>> start Given data
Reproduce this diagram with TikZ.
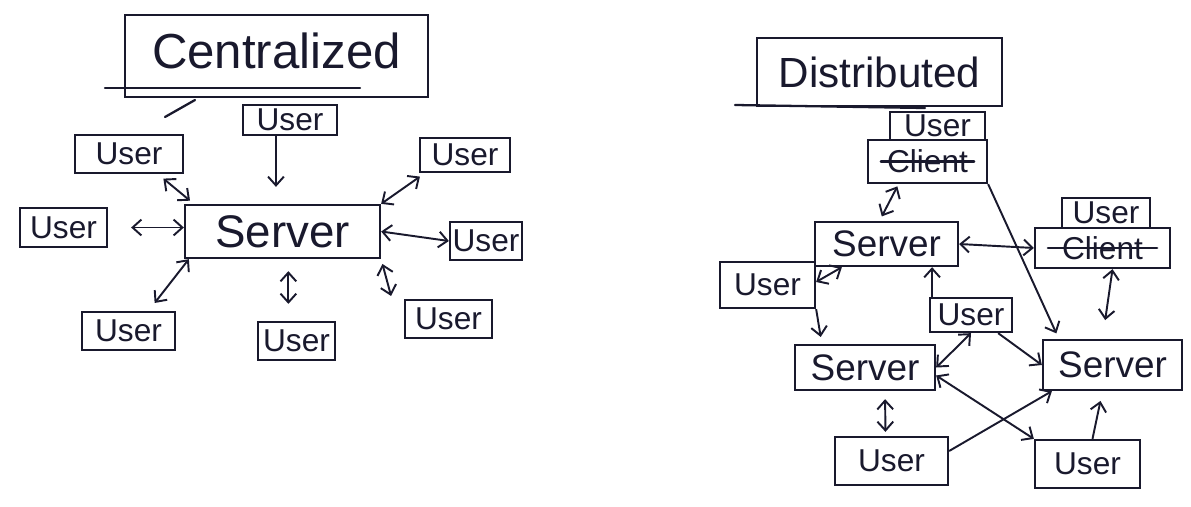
\documentclass[tikz,border=0pt]{standalone}
\usepackage{fontspec}
\setmainfont{Liberation Sans}
\usetikzlibrary{calc,arrows.meta}
\definecolor{ink}{RGB}{25,25,45}
\tikzset{
  box/.style={draw=ink, line width=1.3pt, inner sep=0pt, text=ink, font=\fontsize{18}{20}\selectfont},
  sz/.style 2 args={minimum width=#1*0.02cm, minimum height=#2*0.02cm},
  sbox/.style={box, font=\fontsize{26}{28}\selectfont},
  dsbox/.style={box, font=\fontsize{21}{24}\selectfont},
  tbox/.style={box, font=\fontsize{28}{32}\selectfont},
  link/.style={draw=ink, line width=1.1pt, {Straight Barb[length=5pt,width=9pt]}-{Straight Barb[length=5pt,width=9pt]}},
  fwd/.style={draw=ink, line width=1.1pt, -{Straight Barb[length=5pt,width=9pt]}},
  stroke/.style={draw=ink, line width=1.3pt, line cap=round},
}
\begin{document}
\begin{tikzpicture}[x=0.02cm,y=-0.02cm]
\useasboundingbox (0,0) rectangle (1191,507);
% ---------- Centralized ----------
\node[tbox, sz={303}{82}] (ct) at (276.5,56) {\raisebox{6pt}{Centralized}};
\draw[stroke] (105,88) -- (360,88);
\draw[stroke] (165,117) -- (195,100);
\node[box, sz={94}{30}] (t) at (290,120) {User};
\node[box, sz={108}{38}] (ul) at (129,154) {User};
\node[box, sz={90}{34}] (ur) at (465,155) {User};
\node[sbox, sz={195}{53}] (srv) at (282.5,231.5) {Server};
\node[box, sz={87}{39}] (l) at (63.5,227.5) {User};
\node[box, sz={72}{38}] (r) at (486,241) {User};
\node[box, sz={93}{38}] (ll) at (128.5,331) {User};
\node[box, sz={77}{38}] (b) at (296.5,341) {User};
\node[box, sz={87}{38}] (lr) at (448.5,319) {User};
\draw[fwd, shorten >=0.34cm] (t.-131) -- (t.-131 |- srv.north);
\draw[link, shorten <=0.14cm, shorten >=0.1cm] ($(ul.south)+(29,0)$) -- ($(srv.north west)+(10,0)$);
\draw[link, shorten <=0.46cm] (l.east) -- (l.east -| srv.west);
\draw[link, shorten >=0.12cm] (srv.north east) -- ($(ur.south west)+(6,0)$);
\draw[link] (srv.east) -- (r.west);
\draw[link, shorten >=0.2cm] ($(srv.south west)+(5,0)$) -- ($(ll.north)+(20,0)$);
\draw[link, shorten <=0.24cm, shorten >=0.34cm] (srv.-78) -- (srv.-78 |- b.north);
\draw[link, shorten <=0.1cm, shorten >=0.06cm] (srv.south east) -- ($(lr.north west)+(-12,0)$);
% ---------- Distributed ----------
\node[box, font=\fontsize{24}{28}\selectfont, sz={245}{68}] (dt) at (879.5,72) {Distributed};
\draw[stroke] (735,105) -- (925,108);
\node[box, sz={95}{28}] (u1) at (937.5,126) {User};
\node[box, sz={119}{43}] (c1) at (927.5,161.5) {Client};
\draw[stroke] ($(c1.west)+(14,0)$) -- ($(c1.east)+(-14,0)$);
\node[dsbox, sz={143}{44}] (s1) at (886.5,244) {Server};
\node[box, sz={88}{30}] (u2) at (1106,213) {User};
\node[box, sz={135}{40}] (c2) at (1102.5,248) {Client};
\draw[stroke] ($(c2.west)+(14,0)$) -- ($(c2.east)+(-14,0)$);
\node[box, sz={95}{46}] (u3) at (767.5,285) {User};
\node[box, sz={82}{34}] (u4) at (971,315) {User};
\node[dsbox, sz={140}{45}] (s2) at (865,367.5) {Server};
\node[dsbox, sz={139}{50}] (s3) at (1112.5,365) {Server};
\node[box, sz={113}{48}] (u5) at (891.5,461) {User};
\node[box, sz={105}{48}] (u6) at (1087.5,464) {User};
\draw[link, shorten <=0.05cm, shorten >=0.1cm] ($(c1.south)+(-29,0)$) -- ($(s1.north)+(-7,0)$);
\draw[link] (s1.east) -- (c2.west);
\draw[fwd, shorten >=0.12cm] (c1.south east) -- ($(s3.north west)+(17,0)$);
\draw[link, shorten >=0.38cm] ($(c2.south)+(10,0)$) -- ($(s3.north)+(-10,0)$);
\draw[link] ($(u3.east)+(0,-3)$) -- ($(s1.south west)+(28,0)$);
\draw[fwd, shorten >=0.14cm] (u3.south east) -- ($(s2.north west)+(28,0)$);
\draw[fwd] (u4.155) -- (u4.155 |- s1.south);
\draw[link] (u4.south) -- (s2.east);
\draw[fwd] ($(u4.south east)+(-15,0)$) -- (s3.west);
\draw[link] ($(s2.east)+(0,8)$) -- (u6.north west);
\draw[link, shorten <=0.08cm, shorten >=0.16cm] ($(u5.north)+(-6,0)$) -- ($(s2.south)+(20,0)$);
\draw[fwd] ($(u5.east)+(0,-10)$) -- ($(s3.south west)+(10,0)$);
\draw[fwd, shorten >=0.2cm] ($(u6.north)+(5,0)$) -- ($(s3.south)+(-10,0)$);
\end{tikzpicture}
\end{document}
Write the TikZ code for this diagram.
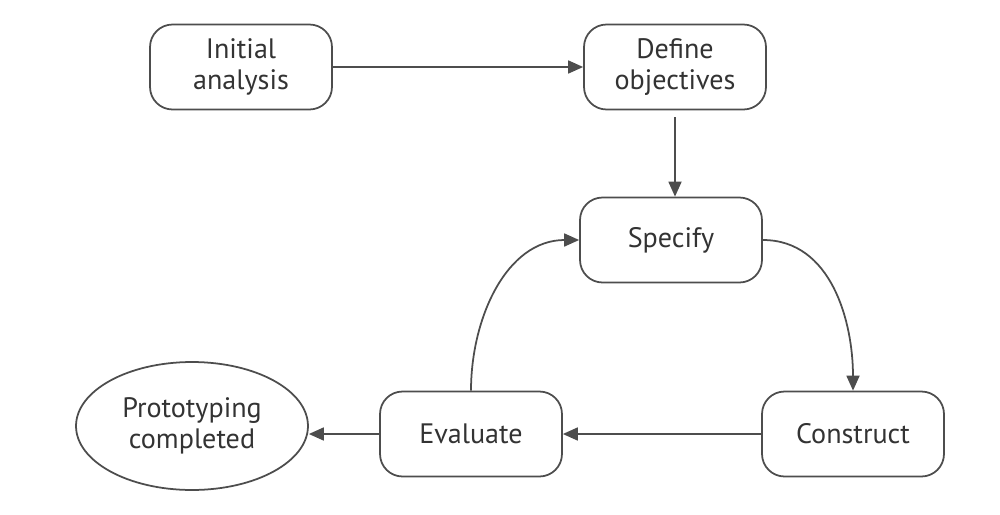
>> end Given data
Copy and report every line where the word "diagram" is present.

§ Solved exercise:
Reproduce this diagram with TikZ.
Write the TikZ code for this diagram.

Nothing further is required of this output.